PCC blocks sugar mill merger

Credit to Author: TYRONE JASPER C. PIAD| Date: Thu, 14 Feb 2019 16:25:49 +0000

URC takeover of Batangas rival to create monopoly, harm planters – competition authorities

Competition authorities have rejected Universal Robina Corp.’s (URC) bid to take over Roxas Holdings, Inc.’s (RHI) Central Azucarera Don Pedro Inc.(Cadpi), ruling that the deal would lead to a monopoly in the Southern Luzon sugar market.

“A merger-to-monopoly deal is among the most detrimental types of business transactions,” Philippine Competition Commission (PCC) Chairman Arsenio Balisacan said in a statement on Thursday.

“The URC takeover removes its only competitor, erodes the benefit of competition for the sugarcane planters, and leaves market power at the hands of a single provider in an area,” he added.

The PCC, which earlier raised competition concerns and last month rejected voluntary commitments submitted by both firms, said the fact that URC and Cadpi-RHI’s sugar mills were in Batangas would lessen competition not only in the area, but also in neighboring Cavite, Laguna and Quezon.

“The commission also noted that while the transaction mainly affects sugarcane farmers in Southern Luzon, the sugar processed from these facilities serve nationwide demand, including that of Metro Manila,” it said in the statement.

The PCC’s Mergers and Acquisitions Office was said to have raised the following concerns:

• As a “merger-to-monopoly”, the deal would eliminate URC’s only competitor in the area;

• URC would have the market power to “unilaterally reduce the planters’ share in the planter-miller sharing agreement, the theoretical recovery rates quoted to planters, and the incentives provided to planters”;

• alternative sugar mills in Pampanga, Tarlac and Camarines Sur are too far, “thus not sufficient to constrain URC from exercising market power”; and

• the possibility of a new entrant “seems remote” given high barriers to entry and “if at all possible, may not be immediately forthcoming as to constrain URC from exercising market power after the transaction.”

URC, in a statement, said it accepted the PCC decision and expressed “support to the efforts of government for a strong market economy.”

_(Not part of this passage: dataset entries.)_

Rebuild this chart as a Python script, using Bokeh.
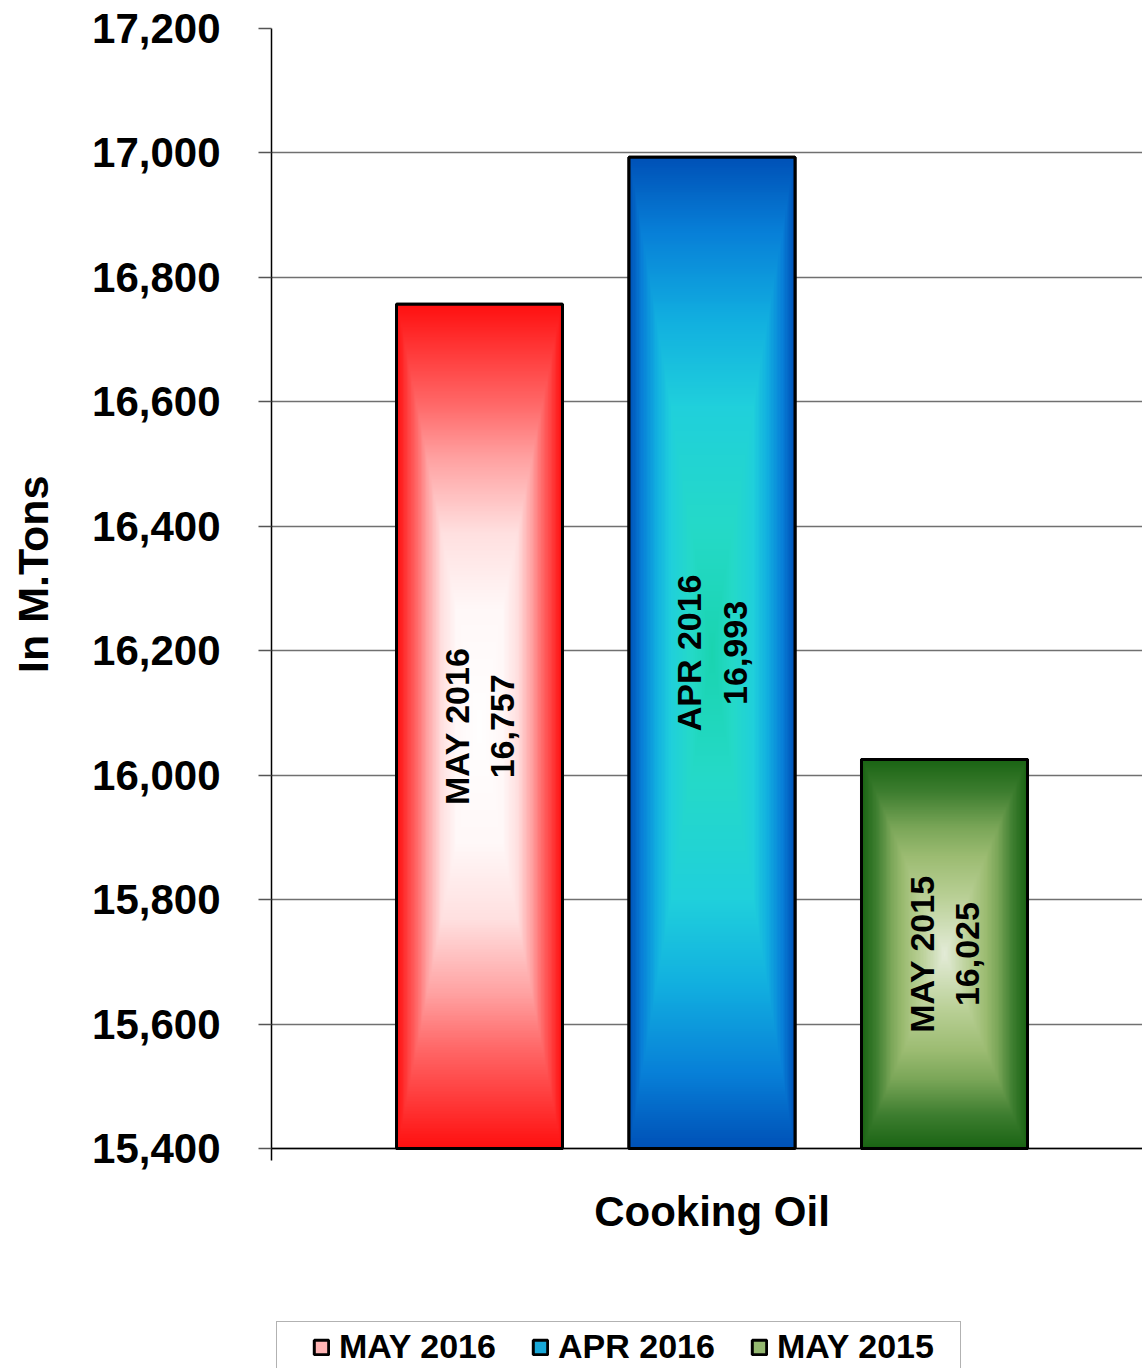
import numpy as np
from bokeh.plotting import figure
from bokeh.models import (Range1d, FixedTicker, NumeralTickFormatter, Legend, LegendItem,
                          Span, Title)
from bokeh.embed import file_html
from bokeh.resources import INLINE
from bokeh.core.properties import value

# ---------------- data ----------------
categories = ["MAY 2016", "APR 2016", "MAY 2015"]
values = [16757, 16993, 16025]
group_label = "Cooking Oil"
y_ticks = [15400, 15600, 15800, 16000, 16200, 16400, 16600, 16800, 17000, 17200]
y_title = "In M.Tons"

# ---------------- styles ----------------
FONT = "Liberation Sans"
Y0, Y1 = 15400, 17200
PXU = 1120 / (Y1 - Y0)          # pixels per data unit on the y axis
Y_START = Y0 - 220 / PXU        # frame reaches down to the legend area
X0, X1 = -0.8946, 2.8516
BAR_W = 0.714
gradient_stops = [
    [(0.0, "#ffffff"), (0.28, "#fff8f8"), (0.46, "#ffe0e0"), (0.64, "#ffa0a0"), (0.76, "#ff6a6a"), (1.0, "#ff1010")],
    [(0.0, "#1ad4b0"), (0.25, "#25dac8"), (0.5, "#20d0dc"), (0.67, "#12b0e0"), (0.85, "#0880d8"), (1.0, "#0052b8")],
    [(0.0, "#e4ecd8"), (0.3, "#b8cf94"), (0.5, "#9cbc72"), (0.65, "#7aa658"), (0.83, "#3e7e30"), (1.0, "#1a6414")],
]
legend_fill = ["#ffb4b4", "#18a8d8", "#94b870"]


def hex_rgb(h):
    h = h.lstrip("#")
    return [int(h[i:i + 2], 16) for i in (0, 2, 4)]


def gradient_image(stops, nx=120, ny=500):
    u = np.linspace(-1, 1, nx)
    v = np.linspace(-1, 1, ny)
    U, V = np.meshgrid(u, v)
    t = np.maximum(np.abs(U), np.abs(V))
    pos = [s[0] for s in stops]
    cols = np.array([hex_rgb(s[1]) for s in stops])
    img = np.empty((ny, nx), dtype=np.uint32)
    view = img.view(dtype=np.uint8).reshape((ny, nx, 4))
    for c in range(3):
        view[:, :, c] = np.interp(t, pos, cols[:, c]).astype(np.uint8)
    view[:, :, 3] = 255
    return img


p = figure(width=1142, height=1368, output_backend="svg", toolbar_location=None,
           x_range=Range1d(X0, X1), y_range=Range1d(Y_START, Y1),
           x_axis_location=None,
           min_border_left=271, min_border_right=0, min_border_top=28, min_border_bottom=0)
p.outline_line_color = None
p.background_fill_color = "white"
p.border_fill_color = "white"

xs = list(range(len(categories)))

p.xgrid.grid_line_color = None
p.ygrid.ticker = FixedTicker(ticks=y_ticks)
p.ygrid.grid_line_color = "#707070"
p.ygrid.grid_line_width = 1.5

legend_items = []
for i, (cat, v) in enumerate(zip(categories, values)):
    r = p.vbar(x=[xs[i]], top=[v], bottom=Y0, width=BAR_W,
               fill_color=legend_fill[i], line_color="black", line_width=3)
    legend_items.append(LegendItem(label=cat, renderers=[r]))
    p.image_rgba(image=[gradient_image(gradient_stops[i])], x=xs[i] - BAR_W / 2, y=Y0,
                 dw=BAR_W, dh=v - Y0)

p.vbar(x=xs, top=values, bottom=Y0, width=BAR_W, fill_color=None,
       line_color="black", line_width=3)

p.add_layout(Span(location=Y0, dimension="width", line_color="black", line_width=1.5))

p.text(x=[sum(xs) / len(xs)], y=[Y0 - 63 / PXU], text=[group_label],
       text_align="center", text_baseline="alphabetic",
       text_font=value(FONT), text_font_style="bold", text_font_size="42px",
       text_color="black")

p.text(x=xs, y=[(v + Y0) / 2 for v in values],
       text=[f"{c}\n{v:,}" for c, v in zip(categories, values)],
       angle=np.pi / 2, text_align="center", text_baseline="middle",
       text_font=value(FONT), text_font_style="bold", text_font_size="34px",
       text_color="black", text_line_height=1.2)

ya = p.yaxis[0]
ya.ticker = FixedTicker(ticks=y_ticks, minor_ticks=[])
ya.bounds = (Y0 - 12 / PXU, Y1)
ya.formatter = NumeralTickFormatter(format="0,0")
ya.major_label_text_font = FONT
ya.major_label_text_font_style = "bold"
ya.major_label_text_font_size = "42px"
ya.major_label_text_color = "black"
ya.major_label_standoff = 38
ya.major_tick_out = 13
ya.major_tick_in = 0
ya.major_tick_line_color = "#555555"
ya.major_tick_line_width = 1.5
ya.axis_line_color = "black"
ya.axis_line_width = 1.5

# value-axis title as a side title; an empty second line pushes it outward
p.add_layout(Title(text=y_title + "\n", align="right", offset=447, standoff=12,
                   text_font=FONT, text_font_style="bold", text_font_size="43px",
                   text_line_height=0.55, text_color="black"), "left")

legend = Legend(items=legend_items, orientation="horizontal", location=(5, -4),
                padding=5, spacing=14, label_standoff=9, margin=0,
                label_width=178,
                glyph_width=18, glyph_height=18,
                title=" ", title_location="left", title_standoff=2,
                title_text_font_size="24px",
                label_text_font=FONT, label_text_font_style="bold",
                label_text_font_size="34px", label_text_color="black",
                border_line_color="#666666", border_line_width=1.5,
                background_fill_color="white", background_fill_alpha=1.0,
                click_policy="none")
p.add_layout(legend, "center")

open("out.html", "w").write(file_html(p, INLINE))
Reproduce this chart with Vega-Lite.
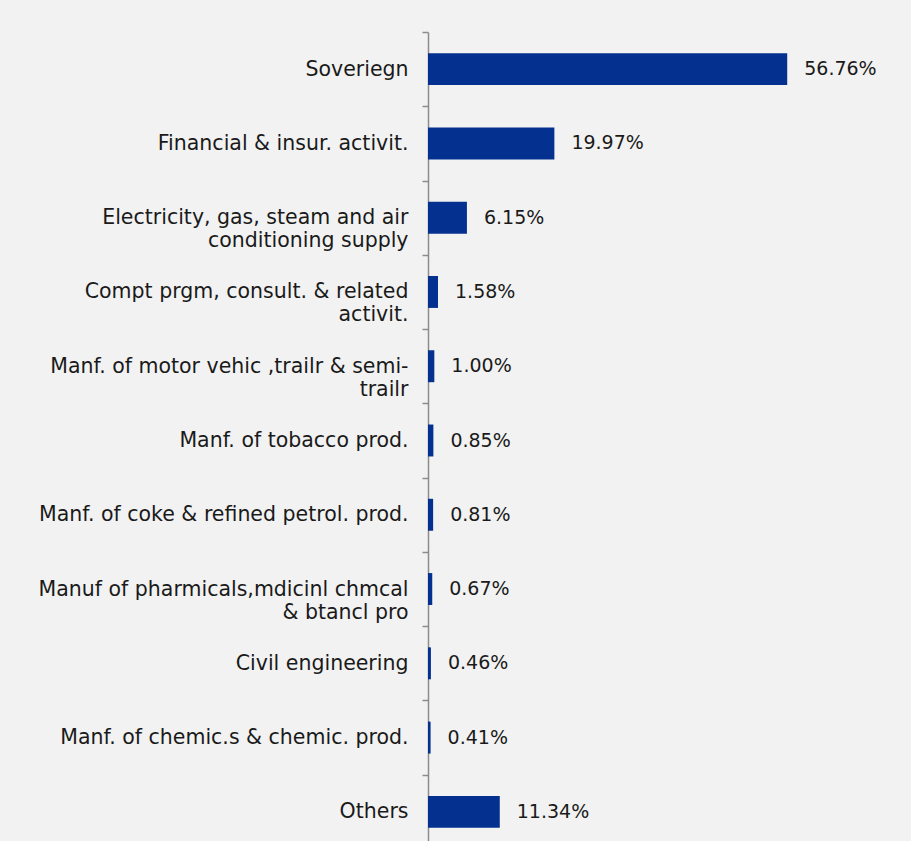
{
  "$schema": "https://vega.github.io/schema/vega-lite/v6.json",
  "width": 443,
  "height": 817,
  "autosize": "none",
  "padding": {"left": 428, "top": 32, "right": 40, "bottom": 0},
  "background": "#f2f2f2",
  "config": {"view": {"stroke": null}, "font": "DejaVu Sans"},
  "data": {
    "values": [
      {"sector": "Soveriegn", "value": 56.76},
      {"sector": "Financial & insur. activit.", "value": 19.97},
      {"sector": "Electricity, gas, steam and air\nconditioning supply", "value": 6.15},
      {"sector": "Compt prgm, consult. & related\nactivit.", "value": 1.58},
      {"sector": "Manf. of motor vehic ,trailr & semi-\ntrailr", "value": 1.0},
      {"sector": "Manf. of tobacco prod.", "value": 0.85},
      {"sector": "Manf. of coke & refined petrol. prod.", "value": 0.81},
      {"sector": "Manuf of pharmicals,mdicinl chmcal\n& btancl pro", "value": 0.67},
      {"sector": "Civil engineering", "value": 0.46},
      {"sector": "Manf. of chemic.s & chemic. prod.", "value": 0.41},
      {"sector": "Others", "value": 11.34}
    ]
  },
  "transform": [{"calculate": "format(datum.value, '.2f') + '%'", "as": "label"}],
  "encoding": {
    "y": {
      "field": "sector",
      "type": "nominal",
      "sort": null,
      "scale": {"paddingInner": 0, "paddingOuter": 0},
      "axis": {
        "title": null,
        "domainColor": "#8c8c8c",
        "domainWidth": 1.5,
        "tickColor": "#8c8c8c",
        "tickSize": 6,
        "tickWidth": 1.5,
        "tickBand": "extent",
        "labelFontSize": 20.5,
        "labelColor": "#1a1a1a",
        "labelPadding": 14,
        "labelLimit": 420,
        "labelLineHeight": 23,
        "labelExpr": "split(datum.label, '\\n')"
      }
    },
    "x": {
      "field": "value",
      "type": "quantitative",
      "scale": {"domain": [0, 70], "nice": false},
      "axis": null
    }
  },
  "layer": [
    {"mark": {"type": "bar", "color": "#04308f", "height": {"band": 0.43}}},
    {
      "mark": {"type": "text", "align": "left", "baseline": "middle", "dx": 17, "fontSize": 19, "color": "#1a1a1a"},
      "encoding": {"text": {"field": "label"}}
    }
  ]
}
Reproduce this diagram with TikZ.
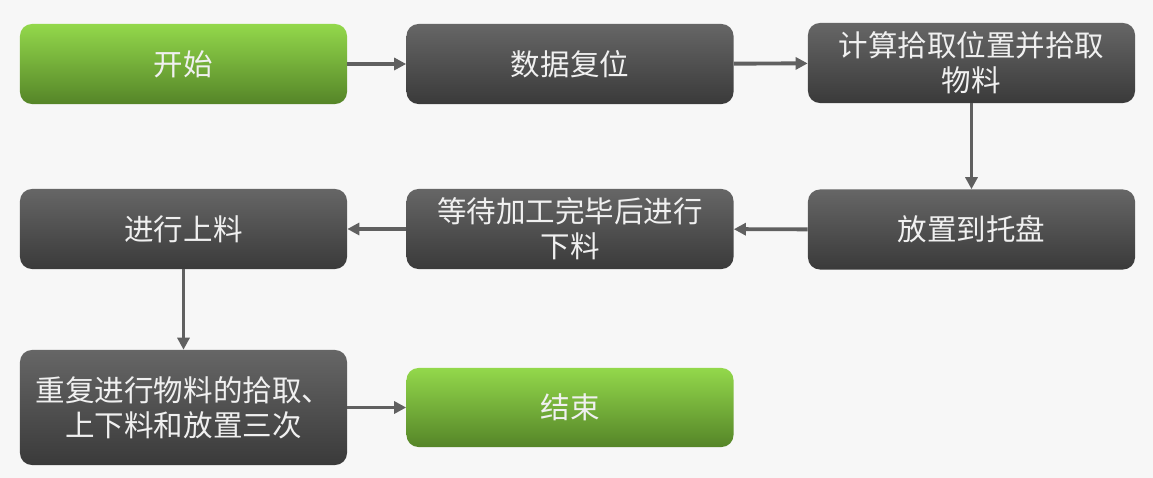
\documentclass[tikz,border=0pt]{standalone}
\usepackage{fontspec}
\newfontfamily\cjk{Noto Sans CJK SC}
\usetikzlibrary{arrows.meta}
\definecolor{bggray}{HTML}{F7F7F7}
\definecolor{grntop}{HTML}{93D84B}
\definecolor{grnbot}{HTML}{558528}
\definecolor{blktop}{HTML}{666666}
\definecolor{blkbot}{HTML}{3A3A3A}
\definecolor{arrgray}{HTML}{606060}

\begin{document}
\begin{tikzpicture}[x=0.025cm, y=-0.025cm,
  main/.style = {rounded corners=0.3cm, minimum width=8.175cm, minimum height=2cm, text width=7.9cm, inner sep=2pt, align=center, text=white!94!black, font=\cjk\fontsize{21}{25}\selectfont},
  grn/.style = {main, top color=grntop, bottom color=grnbot},
  blk/.style = {main, top color=blktop, bottom color=blkbot},
  arr/.style = {draw=arrgray, line width=2.8pt, -{Triangle[length=3mm, width=3mm]}}]
  \fill[bggray] (0,0) rectangle (1153,478);
  \useasboundingbox (0,0) rectangle (1153,478);

  \node[grn] at (183.5,64) (1) {开始};
  \node[blk] at (570,64) (2) {数据复位};
  \node[blk] at (971.5,63) (3) {计算拾取位置并拾取\\物料};
  \node[blk] at (971.5,229.5) (4) {放置到托盘};
  \node[blk] at (570,229) (5) {等待加工完毕后进行\\下料};
  \node[blk] at (183.5,229) (6) {进行上料};
  \node[blk, minimum height=2.875cm] at (183.5,407.5) (7) {重复进行物料的拾取、\\上下料和放置三次};
  \node[grn, minimum height=1.975cm] at (570,407.5) (8) {结束};

  \draw[arr] (1) -- (2);
  \draw[arr] (2) -- (3);
  \draw[arr] (3) -- (4);
  \draw[arr] (4) -- (5);
  \draw[arr] (5) -- (6);
  \draw[arr] (6) -- (7);
  \draw[arr] (7) -- (8);
\end{tikzpicture}
\end{document}
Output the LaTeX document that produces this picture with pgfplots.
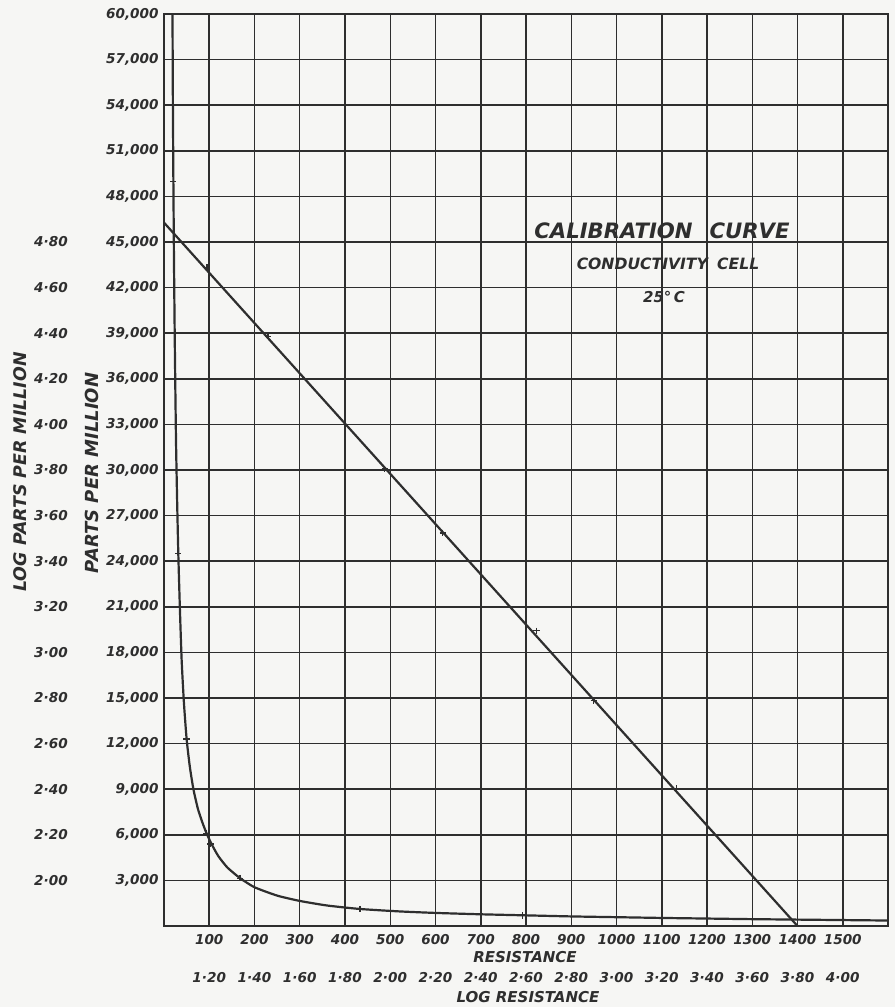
\documentclass[border=0pt]{standalone}
\usepackage{pgfplots}
\pgfplotsset{compat=1.18}
\usepackage{fontspec}
\setmainfont{DejaVu Sans}
\definecolor{ink}{HTML}{2E2E2E}
\definecolor{paper}{HTML}{F6F6F4}
\newcommand\tl[1]{\textbf{\textit{#1}}}
\begin{document}
\begin{tikzpicture}
\fill[paper] (-82pt,-40.5pt) rectangle (365.5pt,463pt);
% ---------------- primary axis: resistance vs parts per million
\begin{axis}[at={(0,0)}, anchor=south west,
  width=362pt, height=456pt, scale only axis,
  xmin=0, xmax=1600, ymin=0, ymax=60000,
  xtick={100,200,300,400,500,600,700,800,900,1000,1100,1200,1300,1400,1500},
  xticklabels={\tl{100},\tl{200},\tl{300},\tl{400},\tl{500},\tl{600},\tl{700},\tl{800},\tl{900},\tl{1000},\tl{1100},\tl{1200},\tl{1300},\tl{1400},\tl{1500}},
  ytick={3000,6000,9000,12000,15000,18000,21000,24000,27000,30000,33000,36000,39000,42000,45000,48000,51000,54000,57000,60000},
  yticklabels={\tl{3,000},\tl{6,000},\tl{9,000},\tl{12,000},\tl{15,000},\tl{18,000},\tl{21,000},\tl{24,000},\tl{27,000},\tl{30,000},\tl{33,000},\tl{36,000},\tl{39,000},\tl{42,000},\tl{45,000},\tl{48,000},\tl{51,000},\tl{54,000},\tl{57,000},\tl{60,000}},
  grid=major, major grid style={ink, line width=0.75pt},
  axis line style={ink, line width=0.9pt},
  major tick length=0pt,
  xticklabel style={font=\fontsize{6.8}{8}\selectfont, anchor=center, yshift=-7pt, inner sep=0pt, text=ink},
  yticklabel style={font=\fontsize{6.8}{8}\selectfont, anchor=east, xshift=-2.5pt, inner sep=0pt, text=ink},
  scaled ticks=false]
\addplot[ink, line width=1.1pt, smooth, tension=0.35] coordinates {
 (18.8,60000) (19.5,55000) (20.5,50000) (22,44000) (24,38000) (26.5,32000)
 (29,28000) (31.6,24500) (35,21000) (39,17500) (44,14700) (50,12300)
 (57,10500) (65,9000) (75,7700) (85,6800) (94,6100) (105,5400) (120,4600)
 (140,3850) (168,3150) (200,2550) (250,2000) (300,1650) (360,1350) (433,1120)
 (520,960) (600,860) (700,770) (800,700) (900,630) (1000,580) (1100,530)
 (1200,490) (1300,450) (1400,420) (1500,390) (1600,360)};
\addplot[only marks, mark=+, mark size=1.6pt, ink, line width=0.6pt] coordinates {
 (20.5,49000) (31.6,24500) (50,12300) (94,6100) (103,5400) (168,3150) (433,1120) (793,700)};
\end{axis}
% ---------------- secondary axis: log resistance vs log parts per million
\begin{axis}[at={(0,0)}, anchor=south west,
  width=362pt, height=456pt, scale only axis,
  xmin=1.0, xmax=4.2, ymin=1.8, ymax=5.8,
  axis line style={draw=none}, major tick length=0pt,
  xtick={1.2,1.4,1.6,1.8,2.0,2.2,2.4,2.6,2.8,3.0,3.2,3.4,3.6,3.8,4.0},
  xticklabels={\tl{1·20},\tl{1·40},\tl{1·60},\tl{1·80},\tl{2·00},\tl{2·20},\tl{2·40},\tl{2·60},\tl{2·80},\tl{3·00},\tl{3·20},\tl{3·40},\tl{3·60},\tl{3·80},\tl{4·00}},
  ytick={2.0,2.2,2.4,2.6,2.8,3.0,3.2,3.4,3.6,3.8,4.0,4.2,4.4,4.6,4.8},
  yticklabels={\tl{2·00},\tl{2·20},\tl{2·40},\tl{2·60},\tl{2·80},\tl{3·00},\tl{3·20},\tl{3·40},\tl{3·60},\tl{3·80},\tl{4·00},\tl{4·20},\tl{4·40},\tl{4·60},\tl{4·80}},
  xticklabel style={font=\fontsize{6.8}{8}\selectfont, anchor=center, yshift=-26pt, inner sep=0pt, text=ink},
  yticklabel style={font=\fontsize{6.8}{8}\selectfont, anchor=center, xshift=-56.5pt, inner sep=0pt, text=ink},
  scaled ticks=false]
\addplot[ink, line width=1.1pt] coordinates {(1.0,4.885) (3.8,1.8)};
\addplot[only marks, mark=+, mark size=1.6pt, ink, line width=0.6pt] coordinates {
 (1.19,4.688) (1.46,4.387) (1.976,3.804) (2.232,3.524) (2.646,3.095) (2.90,2.789) (3.264,2.404)};
\end{axis}
% ---------------- labels
\begin{scope}[every node/.style={text=ink, inner sep=0pt}]
\node[font=\fontsize{7.5}{9}\selectfont\bfseries\itshape] at (180.5pt,-15.5pt) {RESISTANCE};
\node[font=\fontsize{7.5}{9}\selectfont\bfseries\itshape] at (182pt,-35.5pt) {LOG RESISTANCE};
\node[rotate=90, font=\fontsize{8.7}{10}\selectfont\bfseries\itshape] at (-72pt,227pt) {LOG PARTS PER MILLION};
\node[rotate=90, font=\fontsize{9}{10}\selectfont\bfseries\itshape] at (-36pt,226.5pt) {PARTS PER MILLION};
\node[font=\fontsize{10.6}{12}\selectfont\bfseries\itshape] at (249pt,347.5pt) {CALIBRATION\hspace{0.8em}CURVE};
\node[font=\fontsize{7.8}{9}\selectfont\bfseries\itshape] at (252pt,331pt) {CONDUCTIVITY\hspace{0.6em}CELL};
\node[font=\fontsize{7.5}{9}\selectfont\bfseries\itshape] at (250pt,314.5pt) {25°\,C};
\end{scope}
\pgfresetboundingbox
\path[use as bounding box] (-82pt,-40.5pt) rectangle (365.5pt,463pt);
\end{tikzpicture}
\end{document}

It said the merger was its way of achieving “greater production efficiency” in order to provide quality products at affordable prices, and added that it had hoped the deal would “translate to better sugar planter and consumer welfare driven by a more stable and profitable sugar production industry in Southern Luzon.”

“We sought to address the concerns expressed by the PCC regarding the potential unintended consequences of such proposed transaction,” the company continued.

The ruling was a valid exercise of the PCC’s mandate, URC said, adding that the rejection would not “materially” impact its business plans.

RHI, meanwhile, only confirmed receipt of the PCC decision.

URC shares gained P3.30 or 2.35 percent to close at P143.80 while RHI saw its stocks drop 2 centavos or 0.66 percent to finish at P3 amid 0.90-percent spike for benchmark Philippine Stock Exchange.

Gokongwei-led URC is engaged in the food and related businesses, including the production of packed foods and beverages, sugar, agro-industrial products and bioethanol. Its mills in Batangas, Iloilo, Negros Oriental and Occidental, and Cagayan produce raw sugar, refined sugar and molasses for URC business segments and third parties.

RHI, which describes itself as the country’s largest integrated sugar business and the biggest domestic producer of ethanol, owns 100 percent of CADPI in addition to other firms such as Central Azucarera de la Carlota Inc, in Negros Oriental and Roxol Bioenergy Corp. in Noegros Occidental.

The PCC, a quasi-judicial body established in 2016 under the Philippine Competition Act of 2015, is tasked with reviewing mergers and acquisitions for possible adverse effects on competition and also initiating investigations into anti-competitive practices.